Grosseto: The Italian tomato is prized around the world. Southern Europe’s biggest hydroponics farm is growing pesticide-free crops in environmentally friendly greenhouses – and getting bees to do the hard work.

Set among organic vineyards in Tuscany, Sfera Agricola was launched in 2015 by Luigi Galimberti as a response to repeated UN warnings that food production will need to increase sharply to feed the growing global population.

“The UN reminds us every year that by 2050 there will be 10 billion of us, and we’ll need double the amount of water and double the land to produce food for everyone,” Galimberti said.

“Along with the problems of a suddenly-changing climate, which is having an ever-greater impact on farming, it pushed me to imagine a more efficient, technological way of farming that produces more with less,” he said.

Hydroponics is a method of growing plants without soil, using water fortified with mineral nutrients and oxygen instead.

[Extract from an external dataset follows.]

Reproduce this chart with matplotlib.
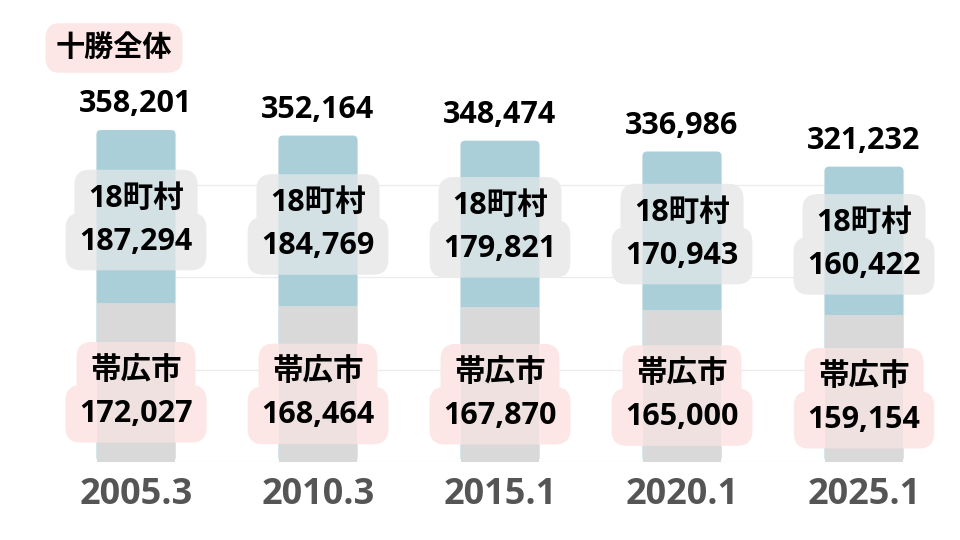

Galimberti’s farm produces a kilogram of tomatoes or lettuce using just two litres of water, compared to 75 in fields, he says. Of those two liters, over 90% is collected rainwater.

It relies on natural organisms to control pests and disease and the few plants that need to be treated chemically are separated and their fruit destroyed.

“We use bumblebees to pollinate the flowers, and we release a series of insect predators to combat the insects we fear,” Galimberti said, adding that it had led to the creation of new bee colonies in a boost for the local ecosystem.

Pickers shuttle back and forth on solar-powered platforms, delicately tying back the plants’ upper branches as the fruit below ripens.